Data provided:

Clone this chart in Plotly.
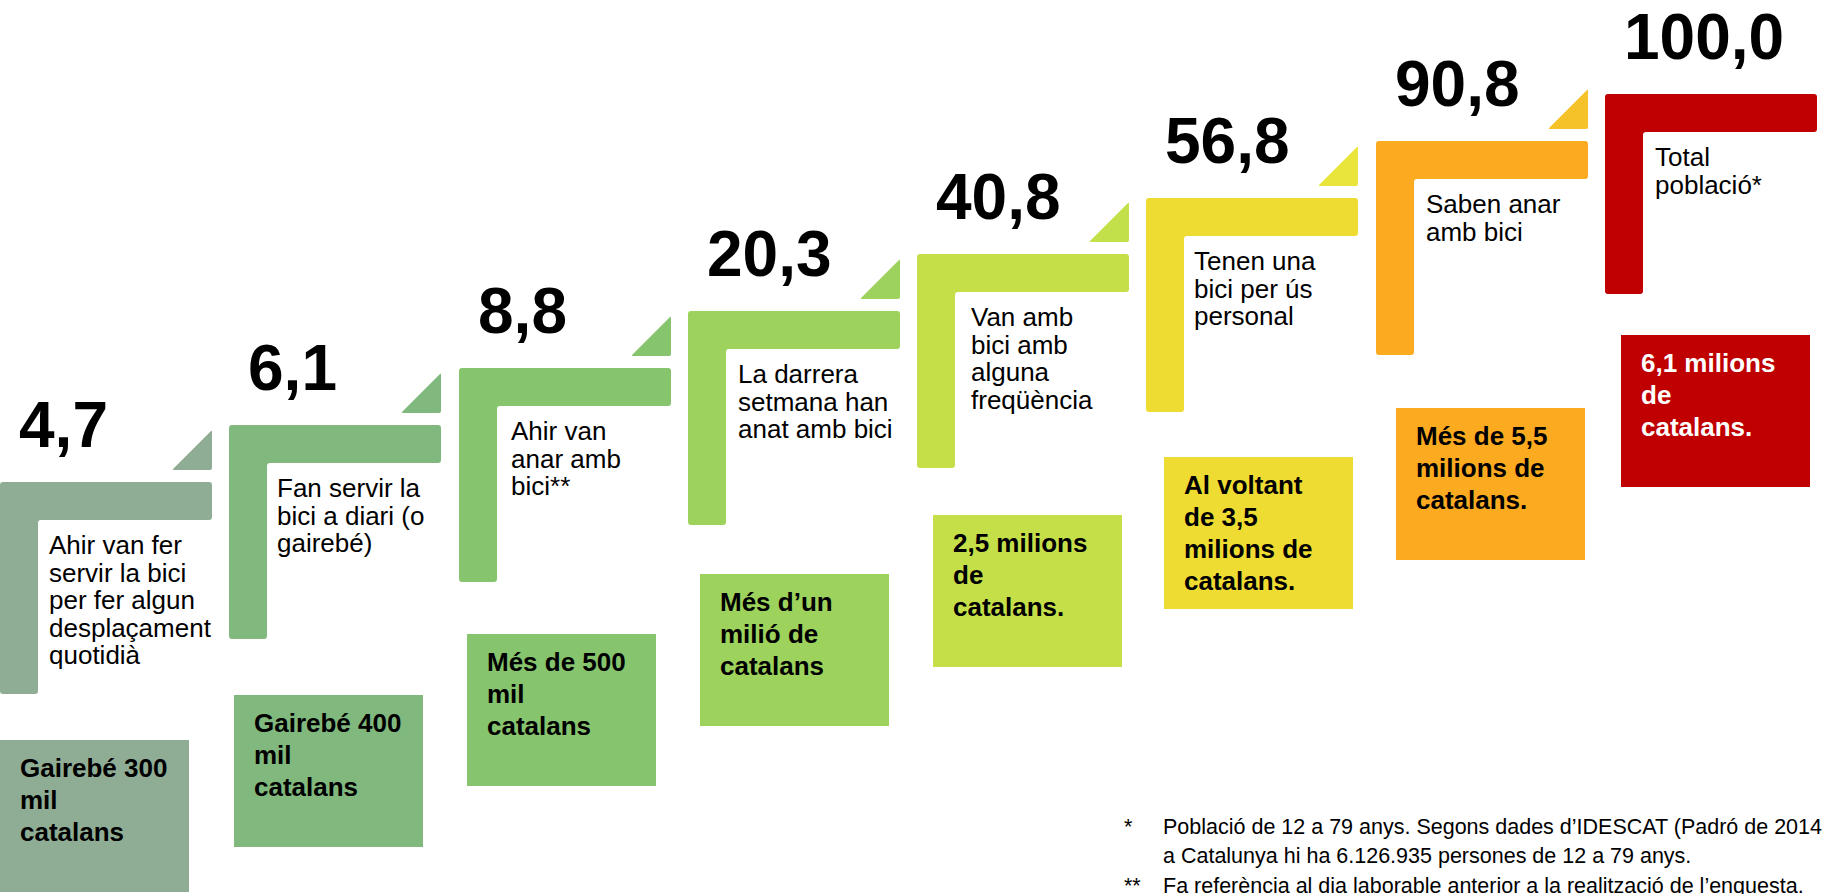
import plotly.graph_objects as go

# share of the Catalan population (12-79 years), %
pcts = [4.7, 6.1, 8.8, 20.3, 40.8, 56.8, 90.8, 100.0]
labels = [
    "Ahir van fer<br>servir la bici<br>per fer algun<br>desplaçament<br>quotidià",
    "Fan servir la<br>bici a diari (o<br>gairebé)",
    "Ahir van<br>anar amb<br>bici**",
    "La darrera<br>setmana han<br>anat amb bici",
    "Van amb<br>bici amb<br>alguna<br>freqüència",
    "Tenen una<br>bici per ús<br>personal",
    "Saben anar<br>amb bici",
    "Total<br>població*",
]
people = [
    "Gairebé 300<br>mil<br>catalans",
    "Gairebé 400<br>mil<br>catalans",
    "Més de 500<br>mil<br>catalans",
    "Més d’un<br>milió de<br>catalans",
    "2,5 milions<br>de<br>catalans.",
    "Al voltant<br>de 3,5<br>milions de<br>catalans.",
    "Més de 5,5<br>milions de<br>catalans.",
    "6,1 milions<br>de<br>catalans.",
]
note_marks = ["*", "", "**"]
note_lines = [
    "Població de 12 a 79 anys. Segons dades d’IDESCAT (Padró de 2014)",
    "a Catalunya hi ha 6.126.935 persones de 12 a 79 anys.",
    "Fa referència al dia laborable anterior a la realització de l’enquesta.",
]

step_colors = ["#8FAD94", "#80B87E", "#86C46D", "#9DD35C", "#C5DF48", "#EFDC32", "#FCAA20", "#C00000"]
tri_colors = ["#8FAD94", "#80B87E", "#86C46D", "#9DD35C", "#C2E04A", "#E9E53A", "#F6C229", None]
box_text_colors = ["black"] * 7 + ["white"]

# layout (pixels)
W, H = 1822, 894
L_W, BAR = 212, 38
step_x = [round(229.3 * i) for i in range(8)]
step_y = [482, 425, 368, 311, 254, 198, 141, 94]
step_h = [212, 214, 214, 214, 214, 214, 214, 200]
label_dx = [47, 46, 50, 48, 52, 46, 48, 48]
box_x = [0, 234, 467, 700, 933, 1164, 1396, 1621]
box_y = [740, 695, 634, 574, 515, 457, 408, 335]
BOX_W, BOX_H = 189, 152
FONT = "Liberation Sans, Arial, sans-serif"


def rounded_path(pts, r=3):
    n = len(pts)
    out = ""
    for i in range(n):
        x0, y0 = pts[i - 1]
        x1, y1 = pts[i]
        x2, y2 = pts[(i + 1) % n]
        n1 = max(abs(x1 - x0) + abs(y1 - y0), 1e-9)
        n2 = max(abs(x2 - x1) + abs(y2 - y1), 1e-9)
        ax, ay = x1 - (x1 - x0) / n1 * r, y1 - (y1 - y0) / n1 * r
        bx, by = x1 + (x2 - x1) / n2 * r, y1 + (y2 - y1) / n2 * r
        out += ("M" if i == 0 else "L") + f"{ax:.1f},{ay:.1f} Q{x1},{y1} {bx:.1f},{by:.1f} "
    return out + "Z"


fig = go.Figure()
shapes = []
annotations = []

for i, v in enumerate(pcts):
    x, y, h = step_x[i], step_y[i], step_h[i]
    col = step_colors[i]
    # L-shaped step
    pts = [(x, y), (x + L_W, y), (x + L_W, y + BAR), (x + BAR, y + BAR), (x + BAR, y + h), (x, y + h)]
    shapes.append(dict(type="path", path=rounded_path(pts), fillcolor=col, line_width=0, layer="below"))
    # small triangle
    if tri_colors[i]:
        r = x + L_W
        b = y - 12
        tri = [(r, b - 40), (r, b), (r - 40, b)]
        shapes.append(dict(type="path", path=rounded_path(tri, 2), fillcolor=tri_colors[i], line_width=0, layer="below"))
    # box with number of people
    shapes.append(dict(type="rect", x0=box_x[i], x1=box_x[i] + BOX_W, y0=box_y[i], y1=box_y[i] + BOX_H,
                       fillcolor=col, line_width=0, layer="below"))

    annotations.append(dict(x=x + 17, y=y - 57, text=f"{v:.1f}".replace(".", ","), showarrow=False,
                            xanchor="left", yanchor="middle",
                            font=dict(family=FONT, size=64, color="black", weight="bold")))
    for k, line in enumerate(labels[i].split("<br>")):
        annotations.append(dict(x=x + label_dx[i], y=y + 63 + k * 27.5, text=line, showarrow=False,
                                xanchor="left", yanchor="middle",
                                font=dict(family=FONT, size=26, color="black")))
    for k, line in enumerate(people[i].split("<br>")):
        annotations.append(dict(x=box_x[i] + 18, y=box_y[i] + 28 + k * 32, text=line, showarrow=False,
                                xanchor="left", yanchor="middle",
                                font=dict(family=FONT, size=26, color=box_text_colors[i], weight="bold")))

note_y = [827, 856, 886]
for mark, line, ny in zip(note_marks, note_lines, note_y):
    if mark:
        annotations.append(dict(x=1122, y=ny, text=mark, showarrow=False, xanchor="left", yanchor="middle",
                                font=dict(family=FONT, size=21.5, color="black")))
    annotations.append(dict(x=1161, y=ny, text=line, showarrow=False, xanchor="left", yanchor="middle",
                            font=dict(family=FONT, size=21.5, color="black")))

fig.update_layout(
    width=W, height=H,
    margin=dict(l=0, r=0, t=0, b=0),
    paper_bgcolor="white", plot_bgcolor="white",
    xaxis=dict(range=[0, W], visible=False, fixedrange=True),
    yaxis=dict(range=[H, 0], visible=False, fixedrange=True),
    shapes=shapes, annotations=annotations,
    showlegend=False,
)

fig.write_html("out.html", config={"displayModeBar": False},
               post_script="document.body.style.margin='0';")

Problem requirements: Return each line from the material above exactly, but not the pictures.

Solution for this exercise:
Clone this chart in Plotly.
import plotly.graph_objects as go

# share of the Catalan population (12-79 years), %
pcts = [4.7, 6.1, 8.8, 20.3, 40.8, 56.8, 90.8, 100.0]
labels = [
    "Ahir van fer<br>servir la bici<br>per fer algun<br>desplaçament<br>quotidià",
    "Fan servir la<br>bici a diari (o<br>gairebé)",
    "Ahir van<br>anar amb<br>bici**",
    "La darrera<br>setmana han<br>anat amb bici",
    "Van amb<br>bici amb<br>alguna<br>freqüència",
    "Tenen una<br>bici per ús<br>personal",
    "Saben anar<br>amb bici",
    "Total<br>població*",
]
people = [
    "Gairebé 300<br>mil<br>catalans",
    "Gairebé 400<br>mil<br>catalans",
    "Més de 500<br>mil<br>catalans",
    "Més d’un<br>milió de<br>catalans",
    "2,5 milions<br>de<br>catalans.",
    "Al voltant<br>de 3,5<br>milions de<br>catalans.",
    "Més de 5,5<br>milions de<br>catalans.",
    "6,1 milions<br>de<br>catalans.",
]
note_marks = ["*", "", "**"]
note_lines = [
    "Població de 12 a 79 anys. Segons dades d’IDESCAT (Padró de 2014)",
    "a Catalunya hi ha 6.126.935 persones de 12 a 79 anys.",
    "Fa referència al dia laborable anterior a la realització de l’enquesta.",
]

step_colors = ["#8FAD94", "#80B87E", "#86C46D", "#9DD35C", "#C5DF48", "#EFDC32", "#FCAA20", "#C00000"]
tri_colors = ["#8FAD94", "#80B87E", "#86C46D", "#9DD35C", "#C2E04A", "#E9E53A", "#F6C229", None]
box_text_colors = ["black"] * 7 + ["white"]

# layout (pixels)
W, H = 1822, 894
L_W, BAR = 212, 38
step_x = [round(229.3 * i) for i in range(8)]
step_y = [482, 425, 368, 311, 254, 198, 141, 94]
step_h = [212, 214, 214, 214, 214, 214, 214, 200]
label_dx = [47, 46, 50, 48, 52, 46, 48, 48]
box_x = [0, 234, 467, 700, 933, 1164, 1396, 1621]
box_y = [740, 695, 634, 574, 515, 457, 408, 335]
BOX_W, BOX_H = 189, 152
FONT = "Liberation Sans, Arial, sans-serif"


def rounded_path(pts, r=3):
    n = len(pts)
    out = ""
    for i in range(n):
        x0, y0 = pts[i - 1]
        x1, y1 = pts[i]
        x2, y2 = pts[(i + 1) % n]
        n1 = max(abs(x1 - x0) + abs(y1 - y0), 1e-9)
        n2 = max(abs(x2 - x1) + abs(y2 - y1), 1e-9)
        ax, ay = x1 - (x1 - x0) / n1 * r, y1 - (y1 - y0) / n1 * r
        bx, by = x1 + (x2 - x1) / n2 * r, y1 + (y2 - y1) / n2 * r
        out += ("M" if i == 0 else "L") + f"{ax:.1f},{ay:.1f} Q{x1},{y1} {bx:.1f},{by:.1f} "
    return out + "Z"


fig = go.Figure()
shapes = []
annotations = []

for i, v in enumerate(pcts):
    x, y, h = step_x[i], step_y[i], step_h[i]
    col = step_colors[i]
    # L-shaped step
    pts = [(x, y), (x + L_W, y), (x + L_W, y + BAR), (x + BAR, y + BAR), (x + BAR, y + h), (x, y + h)]
    shapes.append(dict(type="path", path=rounded_path(pts), fillcolor=col, line_width=0, layer="below"))
    # small triangle
    if tri_colors[i]:
        r = x + L_W
        b = y - 12
        tri = [(r, b - 40), (r, b), (r - 40, b)]
        shapes.append(dict(type="path", path=rounded_path(tri, 2), fillcolor=tri_colors[i], line_width=0, layer="below"))
    # box with number of people
    shapes.append(dict(type="rect", x0=box_x[i], x1=box_x[i] + BOX_W, y0=box_y[i], y1=box_y[i] + BOX_H,
                       fillcolor=col, line_width=0, layer="below"))

    annotations.append(dict(x=x + 17, y=y - 57, text=f"{v:.1f}".replace(".", ","), showarrow=False,
                            xanchor="left", yanchor="middle",
                            font=dict(family=FONT, size=64, color="black", weight="bold")))
    for k, line in enumerate(labels[i].split("<br>")):
        annotations.append(dict(x=x + label_dx[i], y=y + 63 + k * 27.5, text=line, showarrow=False,
                                xanchor="left", yanchor="middle",
                                font=dict(family=FONT, size=26, color="black")))
    for k, line in enumerate(people[i].split("<br>")):
        annotations.append(dict(x=box_x[i] + 18, y=box_y[i] + 28 + k * 32, text=line, showarrow=False,
                                xanchor="left", yanchor="middle",
                                font=dict(family=FONT, size=26, color=box_text_colors[i], weight="bold")))

note_y = [827, 856, 886]
for mark, line, ny in zip(note_marks, note_lines, note_y):
    if mark:
        annotations.append(dict(x=1122, y=ny, text=mark, showarrow=False, xanchor="left", yanchor="middle",
                                font=dict(family=FONT, size=21.5, color="black")))
    annotations.append(dict(x=1161, y=ny, text=line, showarrow=False, xanchor="left", yanchor="middle",
                            font=dict(family=FONT, size=21.5, color="black")))

fig.update_layout(
    width=W, height=H,
    margin=dict(l=0, r=0, t=0, b=0),
    paper_bgcolor="white", plot_bgcolor="white",
    xaxis=dict(range=[0, W], visible=False, fixedrange=True),
    yaxis=dict(range=[H, 0], visible=False, fixedrange=True),
    shapes=shapes, annotations=annotations,
    showlegend=False,
)

fig.write_html("out.html", config={"displayModeBar": False},
               post_script="document.body.style.margin='0';")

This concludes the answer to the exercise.